There is also a previously treated population of patients with relapsing disease surviving 3 or more years from diagnosis, a population which no longer contains those with advanced cardiac disease. Relapsed patients are excellent candidates for multicenter trials of novel agents in all phases. A phase I clinical trial with the novel oral proteasome inhibitor MLN9708 in AL is under way for them, and trials with other proteasome inhibitors are planned.
Risk to the survival of patients with AL largely comes from the organ damage that AL causes; however, high-risk proliferative clonal plasma cell disease can occur both de novo and at relapse in patients with AL.[34,35] Conversely, patients with myeloma can develop AL in critical organs such as the heart after years of chronic exposure to monoclonal light chains. Both situations are challenging and to some degree represent risks of prolonged survival in the era of novel agents.
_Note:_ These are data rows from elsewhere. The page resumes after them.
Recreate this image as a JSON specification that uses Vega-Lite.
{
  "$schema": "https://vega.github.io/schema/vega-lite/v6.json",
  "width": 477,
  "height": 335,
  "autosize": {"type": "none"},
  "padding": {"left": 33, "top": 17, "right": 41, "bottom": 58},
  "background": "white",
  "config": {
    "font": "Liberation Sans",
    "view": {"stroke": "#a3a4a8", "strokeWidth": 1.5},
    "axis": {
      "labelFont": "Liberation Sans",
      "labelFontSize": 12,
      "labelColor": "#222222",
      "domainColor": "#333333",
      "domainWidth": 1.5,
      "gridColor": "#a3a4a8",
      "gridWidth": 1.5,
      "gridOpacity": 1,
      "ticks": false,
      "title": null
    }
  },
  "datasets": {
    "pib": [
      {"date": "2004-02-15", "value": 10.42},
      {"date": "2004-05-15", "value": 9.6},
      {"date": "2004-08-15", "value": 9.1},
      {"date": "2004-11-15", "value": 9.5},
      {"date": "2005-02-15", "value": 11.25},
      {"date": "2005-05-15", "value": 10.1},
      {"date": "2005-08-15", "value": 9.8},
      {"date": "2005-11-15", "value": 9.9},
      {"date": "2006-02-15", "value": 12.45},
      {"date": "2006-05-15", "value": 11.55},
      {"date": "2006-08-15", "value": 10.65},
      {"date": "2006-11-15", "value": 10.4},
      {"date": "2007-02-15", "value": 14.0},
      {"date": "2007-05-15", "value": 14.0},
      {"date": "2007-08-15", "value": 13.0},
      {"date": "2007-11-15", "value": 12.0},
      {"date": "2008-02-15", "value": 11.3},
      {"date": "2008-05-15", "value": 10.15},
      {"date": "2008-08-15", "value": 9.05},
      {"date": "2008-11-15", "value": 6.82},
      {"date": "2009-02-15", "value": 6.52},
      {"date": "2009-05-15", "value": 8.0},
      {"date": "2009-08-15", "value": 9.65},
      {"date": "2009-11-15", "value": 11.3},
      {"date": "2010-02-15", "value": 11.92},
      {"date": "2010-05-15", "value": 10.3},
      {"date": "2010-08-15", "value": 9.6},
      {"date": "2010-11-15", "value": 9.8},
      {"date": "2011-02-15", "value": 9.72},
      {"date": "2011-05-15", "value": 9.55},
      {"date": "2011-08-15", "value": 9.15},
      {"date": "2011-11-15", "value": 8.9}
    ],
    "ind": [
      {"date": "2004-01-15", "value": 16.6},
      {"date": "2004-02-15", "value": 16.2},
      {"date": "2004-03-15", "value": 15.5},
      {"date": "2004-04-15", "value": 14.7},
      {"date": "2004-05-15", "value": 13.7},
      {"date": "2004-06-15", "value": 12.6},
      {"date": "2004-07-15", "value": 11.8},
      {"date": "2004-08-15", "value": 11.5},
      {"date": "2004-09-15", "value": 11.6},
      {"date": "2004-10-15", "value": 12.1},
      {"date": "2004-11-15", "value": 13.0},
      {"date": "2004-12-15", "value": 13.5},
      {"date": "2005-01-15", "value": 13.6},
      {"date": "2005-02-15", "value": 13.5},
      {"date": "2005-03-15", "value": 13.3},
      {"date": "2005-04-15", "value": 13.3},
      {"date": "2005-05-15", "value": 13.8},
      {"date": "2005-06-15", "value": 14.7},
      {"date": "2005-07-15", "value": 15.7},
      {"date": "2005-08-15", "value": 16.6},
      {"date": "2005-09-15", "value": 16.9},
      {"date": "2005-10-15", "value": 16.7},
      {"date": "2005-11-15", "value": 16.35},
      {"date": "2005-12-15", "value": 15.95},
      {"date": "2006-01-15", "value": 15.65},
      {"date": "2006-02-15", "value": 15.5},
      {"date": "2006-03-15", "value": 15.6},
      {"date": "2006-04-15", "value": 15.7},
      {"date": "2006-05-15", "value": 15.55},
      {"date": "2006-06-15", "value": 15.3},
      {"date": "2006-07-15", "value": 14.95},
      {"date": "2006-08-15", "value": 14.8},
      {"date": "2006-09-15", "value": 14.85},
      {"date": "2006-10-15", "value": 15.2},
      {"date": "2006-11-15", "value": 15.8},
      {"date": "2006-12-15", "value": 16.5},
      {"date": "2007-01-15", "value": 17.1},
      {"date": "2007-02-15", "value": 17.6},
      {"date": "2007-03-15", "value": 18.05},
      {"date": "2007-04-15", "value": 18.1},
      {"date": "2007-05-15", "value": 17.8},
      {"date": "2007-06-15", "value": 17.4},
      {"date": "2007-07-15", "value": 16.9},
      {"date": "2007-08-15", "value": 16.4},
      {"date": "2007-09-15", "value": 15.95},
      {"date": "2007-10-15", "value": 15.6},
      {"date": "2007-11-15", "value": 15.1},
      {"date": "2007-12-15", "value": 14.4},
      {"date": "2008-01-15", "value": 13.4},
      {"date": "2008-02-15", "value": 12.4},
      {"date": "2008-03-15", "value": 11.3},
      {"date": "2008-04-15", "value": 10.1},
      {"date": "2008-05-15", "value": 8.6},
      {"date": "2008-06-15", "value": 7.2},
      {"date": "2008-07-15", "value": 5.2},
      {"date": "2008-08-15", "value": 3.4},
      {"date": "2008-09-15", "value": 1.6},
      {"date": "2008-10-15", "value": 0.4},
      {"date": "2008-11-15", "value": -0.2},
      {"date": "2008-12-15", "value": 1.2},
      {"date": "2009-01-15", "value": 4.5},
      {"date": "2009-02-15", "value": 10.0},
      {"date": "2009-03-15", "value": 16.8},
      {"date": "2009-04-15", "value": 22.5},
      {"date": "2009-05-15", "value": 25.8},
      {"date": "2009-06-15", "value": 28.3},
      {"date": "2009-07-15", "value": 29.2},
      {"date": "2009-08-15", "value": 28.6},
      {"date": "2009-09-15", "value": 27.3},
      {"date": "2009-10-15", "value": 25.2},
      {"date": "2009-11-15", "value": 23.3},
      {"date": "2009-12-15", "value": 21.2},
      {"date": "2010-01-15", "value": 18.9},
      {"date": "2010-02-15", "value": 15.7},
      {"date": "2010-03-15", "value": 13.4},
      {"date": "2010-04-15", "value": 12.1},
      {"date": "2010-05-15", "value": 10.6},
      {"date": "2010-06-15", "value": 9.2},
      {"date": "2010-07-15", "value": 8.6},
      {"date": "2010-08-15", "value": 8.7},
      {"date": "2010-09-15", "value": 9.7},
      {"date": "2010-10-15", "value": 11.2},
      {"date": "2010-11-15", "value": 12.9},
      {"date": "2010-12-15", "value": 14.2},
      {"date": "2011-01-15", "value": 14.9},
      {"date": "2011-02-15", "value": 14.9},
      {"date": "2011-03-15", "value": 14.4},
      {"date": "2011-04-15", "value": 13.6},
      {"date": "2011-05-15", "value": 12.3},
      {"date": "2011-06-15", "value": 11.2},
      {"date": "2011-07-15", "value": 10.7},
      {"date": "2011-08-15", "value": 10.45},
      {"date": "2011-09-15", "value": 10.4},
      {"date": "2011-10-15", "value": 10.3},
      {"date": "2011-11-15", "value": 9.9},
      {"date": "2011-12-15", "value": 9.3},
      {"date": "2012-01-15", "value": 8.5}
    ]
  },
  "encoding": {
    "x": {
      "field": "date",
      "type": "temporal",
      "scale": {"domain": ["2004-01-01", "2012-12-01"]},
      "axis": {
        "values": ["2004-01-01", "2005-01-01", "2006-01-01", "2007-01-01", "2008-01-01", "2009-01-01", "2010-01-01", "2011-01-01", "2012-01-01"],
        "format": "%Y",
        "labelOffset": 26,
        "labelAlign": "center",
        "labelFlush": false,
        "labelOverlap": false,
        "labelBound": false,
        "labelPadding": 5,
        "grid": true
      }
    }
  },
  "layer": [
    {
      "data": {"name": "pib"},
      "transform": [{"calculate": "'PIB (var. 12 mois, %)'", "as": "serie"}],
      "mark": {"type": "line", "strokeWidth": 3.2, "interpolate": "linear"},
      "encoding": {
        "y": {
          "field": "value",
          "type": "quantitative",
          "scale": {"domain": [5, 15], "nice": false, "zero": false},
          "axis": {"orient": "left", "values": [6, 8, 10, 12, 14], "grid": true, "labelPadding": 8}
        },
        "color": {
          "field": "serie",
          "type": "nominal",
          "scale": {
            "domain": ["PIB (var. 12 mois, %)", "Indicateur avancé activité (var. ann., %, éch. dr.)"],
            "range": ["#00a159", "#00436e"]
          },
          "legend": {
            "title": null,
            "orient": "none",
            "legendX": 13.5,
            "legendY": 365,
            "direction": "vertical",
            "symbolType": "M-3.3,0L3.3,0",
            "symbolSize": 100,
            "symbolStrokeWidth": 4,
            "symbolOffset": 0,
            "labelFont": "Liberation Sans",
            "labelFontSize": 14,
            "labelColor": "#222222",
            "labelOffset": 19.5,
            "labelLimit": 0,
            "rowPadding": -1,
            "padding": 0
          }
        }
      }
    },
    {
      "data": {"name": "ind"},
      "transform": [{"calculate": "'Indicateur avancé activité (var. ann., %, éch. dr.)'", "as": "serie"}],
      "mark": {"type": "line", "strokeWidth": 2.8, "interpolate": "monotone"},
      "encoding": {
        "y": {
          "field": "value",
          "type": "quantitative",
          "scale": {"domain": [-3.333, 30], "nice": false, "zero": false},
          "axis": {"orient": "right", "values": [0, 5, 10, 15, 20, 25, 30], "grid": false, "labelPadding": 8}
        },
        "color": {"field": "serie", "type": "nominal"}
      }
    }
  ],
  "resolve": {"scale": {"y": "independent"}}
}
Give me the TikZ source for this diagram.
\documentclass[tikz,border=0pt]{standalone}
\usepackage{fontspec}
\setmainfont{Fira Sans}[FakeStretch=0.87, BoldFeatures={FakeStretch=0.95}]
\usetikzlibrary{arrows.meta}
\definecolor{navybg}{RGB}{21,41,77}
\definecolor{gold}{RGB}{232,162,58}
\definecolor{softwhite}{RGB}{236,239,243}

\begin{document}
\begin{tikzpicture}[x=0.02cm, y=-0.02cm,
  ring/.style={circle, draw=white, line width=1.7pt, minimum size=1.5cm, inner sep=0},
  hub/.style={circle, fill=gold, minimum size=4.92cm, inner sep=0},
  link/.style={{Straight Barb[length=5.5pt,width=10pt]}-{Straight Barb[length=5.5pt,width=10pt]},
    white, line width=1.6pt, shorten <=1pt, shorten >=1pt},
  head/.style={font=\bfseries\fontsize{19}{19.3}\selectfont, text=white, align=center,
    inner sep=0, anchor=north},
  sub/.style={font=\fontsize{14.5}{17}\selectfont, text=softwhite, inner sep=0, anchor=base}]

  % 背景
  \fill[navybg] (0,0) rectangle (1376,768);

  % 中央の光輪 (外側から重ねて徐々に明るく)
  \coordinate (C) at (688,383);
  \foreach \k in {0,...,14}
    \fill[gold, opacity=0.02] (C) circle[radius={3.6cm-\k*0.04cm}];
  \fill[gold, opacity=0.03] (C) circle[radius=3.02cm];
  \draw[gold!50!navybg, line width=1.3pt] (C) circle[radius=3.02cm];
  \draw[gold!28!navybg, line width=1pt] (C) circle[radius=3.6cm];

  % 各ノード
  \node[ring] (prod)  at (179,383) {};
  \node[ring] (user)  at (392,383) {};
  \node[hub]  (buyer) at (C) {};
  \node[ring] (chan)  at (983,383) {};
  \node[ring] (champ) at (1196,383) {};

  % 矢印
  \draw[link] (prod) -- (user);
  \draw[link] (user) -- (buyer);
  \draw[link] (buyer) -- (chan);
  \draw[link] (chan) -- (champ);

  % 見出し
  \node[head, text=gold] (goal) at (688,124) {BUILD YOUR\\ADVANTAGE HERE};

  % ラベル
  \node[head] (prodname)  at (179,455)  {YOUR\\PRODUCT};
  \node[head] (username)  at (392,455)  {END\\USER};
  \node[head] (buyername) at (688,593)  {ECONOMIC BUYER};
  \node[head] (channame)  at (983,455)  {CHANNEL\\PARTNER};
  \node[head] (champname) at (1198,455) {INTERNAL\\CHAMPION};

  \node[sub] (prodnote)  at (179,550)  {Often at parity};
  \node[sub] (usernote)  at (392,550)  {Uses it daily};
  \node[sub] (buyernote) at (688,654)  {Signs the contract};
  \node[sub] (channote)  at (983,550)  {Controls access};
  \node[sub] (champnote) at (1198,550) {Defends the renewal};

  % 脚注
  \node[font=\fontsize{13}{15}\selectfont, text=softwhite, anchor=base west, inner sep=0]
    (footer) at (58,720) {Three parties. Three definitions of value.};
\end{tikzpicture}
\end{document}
Thinking clearly about clonal plasma cell diseases will help us to provide more accessible explanations to patients regarding the character of their disease, and having widely available well-designed clinical trials for our patients will help us to develop more effective and, we hope, curative therapies.
Financial Disclosure: Dr. Comenzo serves as scientific advisor and consultant to, and is on the speakers bureau of, Millennium. He receives research funding from Celgene and is a scientific advisor to Onyx Pharmaceuticals.